Ukrayna geri kalanı için ise Rusya'nın algısı farklı; Putin etnik Rusların ve Rusça konuşan Ukraynalıların haklarını da koruyan bir federal yapıya geçilmesini savunuyor. Putin, Doğu Ukrayna'yı işgal etmeyeceklerini söyledi ama bu bölgede yaşayan Rusların hakları gözetilmediği sürece Ukrayna üzerindeki çekişme sürecek ve Rusya her zaman müdahale etmeye hazır bekleyecek.
Bu gelişmeler karşısında ABD ve AB, 30 kadar Rus ve Ukrayna vatandaşına yaptırım kararı aldı. Bunun hiçbir etkisi olmayacağından ABD ve AB'nin yeni yaptırım kararlarıyla Rusya üzerinde baskı kurmayı sürdürmesi beklenebilir.

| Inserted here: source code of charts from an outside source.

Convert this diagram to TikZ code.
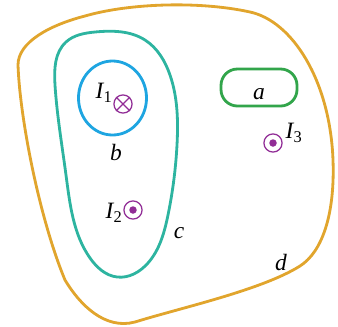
\documentclass[tikz,border=0pt]{standalone}
\usepackage{fontspec}
\setmainfont{Liberation Serif}
\usetikzlibrary{hobby}
\begin{document}
\begin{tikzpicture}[x=0.03cm, y=-0.03cm,
    loop/.style={line width=2.4pt, line join=round},
    current/.style={circle, draw=currentcolor, line width=1.1pt, minimum size=15.5pt, inner sep=0pt},
    label/.style={font=\fontsize{20}{24}\selectfont\itshape, inner sep=0pt}]
            % Define the colors
            \definecolor{dcolor}{RGB}{225, 165, 45}
            \definecolor{ccolor}{RGB}{45, 180, 160}
            \definecolor{bcolor}{RGB}{30, 165, 225}
            \definecolor{acolor}{RGB}{50, 165, 75}
            \definecolor{currentcolor}{RGB}{145, 45, 150}

            \useasboundingbox (0,0) rectangle (338,326);

            % Draw the loop d
            \draw[loop, draw=dcolor] (18,65) .. controls (18,42) and (50,25) .. (85,16)
                .. controls (130,3) and (200,1) .. (250,12)
                .. controls (292,21) and (330,80) .. (333,160)
                .. controls (335,215) and (322,252) .. (300,266)
                .. controls (262,290) and (180,308) .. (135,322)
                .. controls (105,330) and (80,305) .. (65,280)
                .. controls (40,220) and (20,120) .. cycle;

            % Draw the loop c
            \draw[loop, draw=ccolor, use Hobby shortcut, closed=true] (95,32) .. (145,40) .. (170,75)
                .. (177,145) .. (168,215) .. (148,263) .. (117,277) .. (90,258) .. (66,175)
                .. (55,85) .. (66,42);

            % Draw the loop b
            \draw[loop, draw=bcolor] (112.5,98) ellipse [x radius=34, y radius=37];

            % Draw the loop a
            \draw[loop, draw=acolor, rounded corners=14] (221,69) rectangle (297,106);

            % Draw the currents
            \node[current] (I1) at (123,104) {};
            \draw[currentcolor, line width=1.1pt] (I1.45) -- (I1.225) (I1.135) -- (I1.315);
            \node[current] (I2) at (133,210) {};
            \fill[currentcolor] (I2) circle (3.2pt);
            \node[current] (I3) at (273,143) {};
            \fill[currentcolor] (I3) circle (3.2pt);

            % Labels
            \node[label] (labelI1) at (104,93) {I\textsubscript{\upshape 1}};
            \node[label] (labelI2) at (114,213) {I\textsubscript{\upshape 2}};
            \node[label] (labelI3) at (294,133) {I\textsubscript{\upshape 3}};
            \node[label] (labela) at (259,94) {a};
            \node[label] (labelb) at (116,152) {b};
            \node[label] (labelc) at (179,233) {c};
            \node[label] (labeld) at (281,262) {d};

        \end{tikzpicture}
\end{document}
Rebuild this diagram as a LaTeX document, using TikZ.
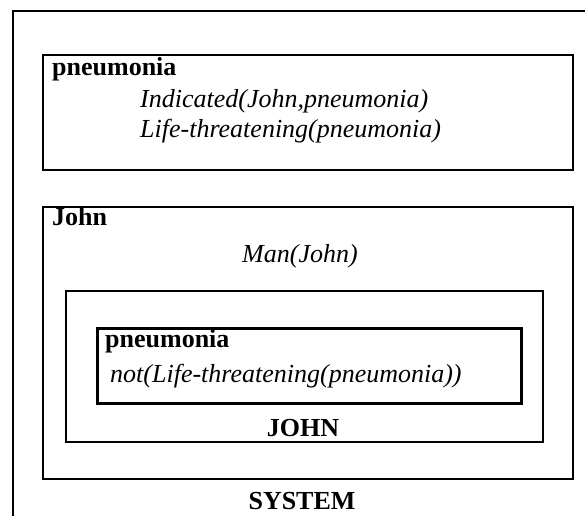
\documentclass[tikz,border=0pt]{standalone}
\usepackage{fontspec}
\setmainfont{Liberation Serif}
\begin{document}
\begin{tikzpicture}[x=1pt,y=-1pt,
  sysframe/.style={draw=black,line width=1.7pt},
  frame/.style={draw=black,line width=2.6pt},
  innerframe/.style={draw=black,line width=3pt},
  label/.style={inner sep=0pt,anchor=base west,font=\fontsize{26}{30}\selectfont\bfseries},
  fact/.style={inner sep=0pt,anchor=base west,font=\fontsize{26}{30}\selectfont\itshape},
  title/.style={inner sep=0pt,anchor=base,font=\fontsize{26}{30}\selectfont\bfseries}]
  \useasboundingbox[fill=white] (0,0) rectangle (585,515);

  % system context: only its left and top edges fall inside the page
  \draw[sysframe] (13.3,520) -- (13.3,11) -- (590,11);

  % first context about pneumonia
  \draw[frame] (43,55) rectangle (573,170);
  \node[label] (pn1) at (52,75) {pneumonia};
  \node[fact] (ind) at (140,107) {Indicated(John,pneumonia)};
  \node[fact] (lt) at (140,137) {Life-threatening(pneumonia)};

  % John's context
  \draw[frame] (43,207) rectangle (573,479);
  \node[label] (john) at (52,225) {John};
  \node[fact,anchor=base] (man) at (300,262) {Man(John)};

  % JOHN's belief context
  \draw[frame] (66,291) rectangle (543,442);
  \node[title] (JOHN) at (303,436) {JOHN};

  % pneumonia as seen by John
  \draw[innerframe] (97,328) rectangle (521,403);
  \node[label] (pn2) at (105,347) {pneumonia};
  \node[fact] (notlt) at (110,382) {not(Life-threatening(pneumonia))};

  \node[title] (sys) at (302,509) {SYSTEM};
\end{tikzpicture}
\end{document}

Ukrayna olaylarının başından bu yana gözlenen süreç ve batının izlediği kışkırtıcı politikalar, amacın bağcıyı dövmek olduğunu ortaya koydu ve Rusya'ya yeni yaptırımlar geldikçe bu başta Avrupa olmak üzere zaten yavaşlayan dünya ekonomisi üzerinde yeni bir olumsuz etki yaratacak.
Örneğin Almanya'nın 6.200 şirketi Rusya'da faaliyet gösteriyor ve yeni yaptırımlar bu şirketlerin işleri için felaket anlamına geliyor.
ÇİN'DE İFLASLAR
Çin'de özel şirket tahvilinde temerrüt yaşanmasıyla bir ilk yaşandı ancak bunun ardından çorap söküğü gibi yeni iflaslar geliyor. Son beş yıldır ABD ve AB dururken dünya ekonomisinin ayakta kalmasında önemli rol üstlenen Çin, hem büyüme hızında yavaşlamayla hem emlak sektöründeki balonun patlamak üzere olduğu kaygılarıyla hem de rekor düzeyde artmış kredilerde yaşanan iflaslarla S.O.S sinyali veriyor ve Çin'deki kötü gidişin hızlanması piyasaları ve dünya ekonomisini alt üst edebilir.